From SMART Goal to Daily Actions

A SMART statement, even when carefully constructed, is only the starting point. To make early retirement or any major financial goal actionable, it must be broken into concrete systems and routines.

Key implementation elements include:

  • Budgeting and cash‑flow management: Establishing a realistic budget that supports the required savings rate and identifies specific categories where spending will be reduced or optimized.
  • Automation: Setting up automatic transfers from transaction accounts to investment or savings accounts on payday to reduce reliance on decision‑making and willpower.
  • Investment strategy: Choosing an appropriate asset allocation, often favoring diversified stock and bond funds for long horizons, and periodically rebalancing.
  • Tracking and review: Monitoring portfolio balances, savings rates, and net worth; conducting scheduled reviews to adjust contributions, reassess risk tolerance, and update goals after life changes.
  • Risk management: Building and maintaining an emergency fund and adequate insurance so that short‑term shocks do not force the sale of long‑term investments or derail the plan.

Conclusion

Financial goals provide the structure needed to transform income and spending into long‑term financial security, but they only work when clearly defined, realistically sized, and supported by systems and habits.
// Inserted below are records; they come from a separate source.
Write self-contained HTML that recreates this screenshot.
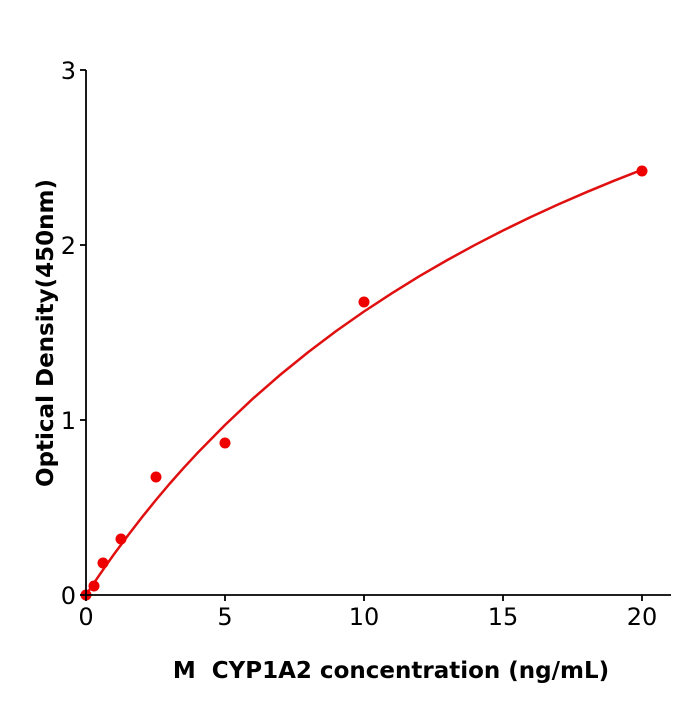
<!DOCTYPE html>
<html><head><style>body{margin:0;background:#fff}</style></head><body>
<svg width="700" height="700" xmlns="http://www.w3.org/2000/svg" font-family="DejaVu Sans, sans-serif">
<rect width="700" height="700" fill="#fff"/>
<polyline fill="none" stroke="#e01010" stroke-width="2.5" stroke-linejoin="round" points="86,595 92.95,584.4 99.9,574.3 106.85,564.3 113.8,554.5 127.7,535.8 141.6,517.7 155.5,500.5 169.4,484 183.3,468.3 197.2,453.3 225,425 252.8,398.7 280.6,374.5 308.4,352 336.2,331 364,311.5 391.8,293.3 419.6,276.1 447.4,260 475.2,244.8 503,230.5 530.8,217 558.6,204.3 586.4,192.2 614.2,180.7 642,169.8"/>
<g fill="#ee0000">
<circle cx="86" cy="595" r="5.5"/><circle cx="94" cy="586" r="5.5"/><circle cx="103" cy="563" r="5.5"/><circle cx="121" cy="539" r="5.5"/><circle cx="156" cy="477" r="5.5"/><circle cx="225" cy="443" r="5.5"/><circle cx="364" cy="302" r="5.5"/><circle cx="642" cy="171" r="5.5"/>
</g>
<g stroke="#000" stroke-width="1.8">
<line x1="86" y1="70" x2="86" y2="596"/>
<line x1="85" y1="595" x2="671" y2="595"/>
<line x1="80" y1="595" x2="86" y2="595"/><line x1="80" y1="420" x2="86" y2="420"/><line x1="80" y1="245" x2="86" y2="245"/><line x1="80" y1="70" x2="86" y2="70"/>
<line x1="86" y1="595" x2="86" y2="601"/><line x1="225" y1="595" x2="225" y2="601"/><line x1="364" y1="595" x2="364" y2="601"/><line x1="503" y1="595" x2="503" y2="601"/><line x1="642" y1="595" x2="642" y2="601"/>
</g>
<g font-size="24" text-anchor="end">
<text x="76" y="604">0</text><text x="76" y="429">1</text><text x="76" y="254">2</text><text x="76" y="79">3</text>
</g>
<g font-size="24" text-anchor="middle">
<text x="86" y="625">0</text><text x="225" y="625">5</text><text x="364" y="625">10</text><text x="503" y="625">15</text><text x="642" y="625">20</text>
</g>
<text x="391" y="678" font-size="23" font-weight="bold" text-anchor="middle" xml:space="preserve" style="white-space:pre">M  CYP1A2 concentration (ng/mL)</text>
<text transform="translate(53,333) rotate(-90)" font-size="23" font-weight="bold" text-anchor="middle">Optical Density(450nm)</text>
</svg>
</body></html>
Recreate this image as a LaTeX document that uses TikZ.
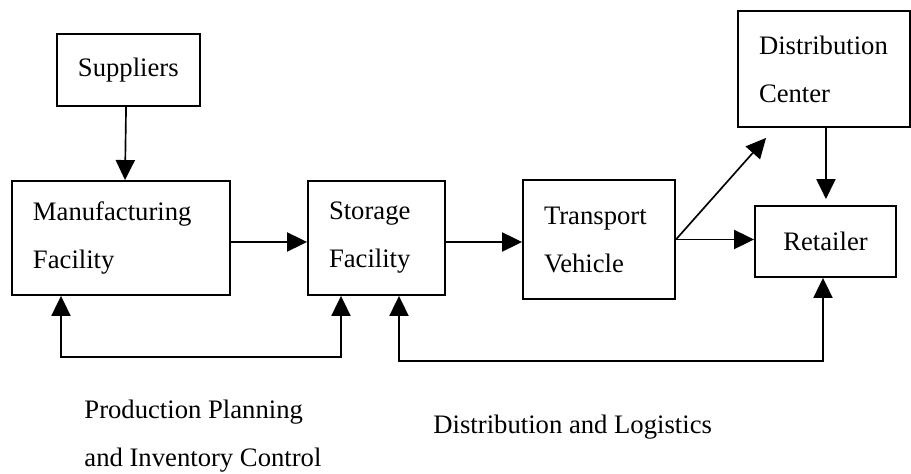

The SMART framework offers a useful scaffold—clarifying what is to be achieved, by when, and how progress will be measured—yet many goals still fail when they ignore human behavior, cash‑flow realities, and the need for ongoing adjustments.

Early retirement by age 55 is a demanding but potentially achievable objective for individuals willing to commit to high savings rates, disciplined investing, and ongoing optimization of their lifestyle. By using SMART principles to define a precise FIRE target, breaking it into milestones, and embedding it in robust financial habits, individuals can significantly improve their chances of sustaining progress over the years required to reach financial independence.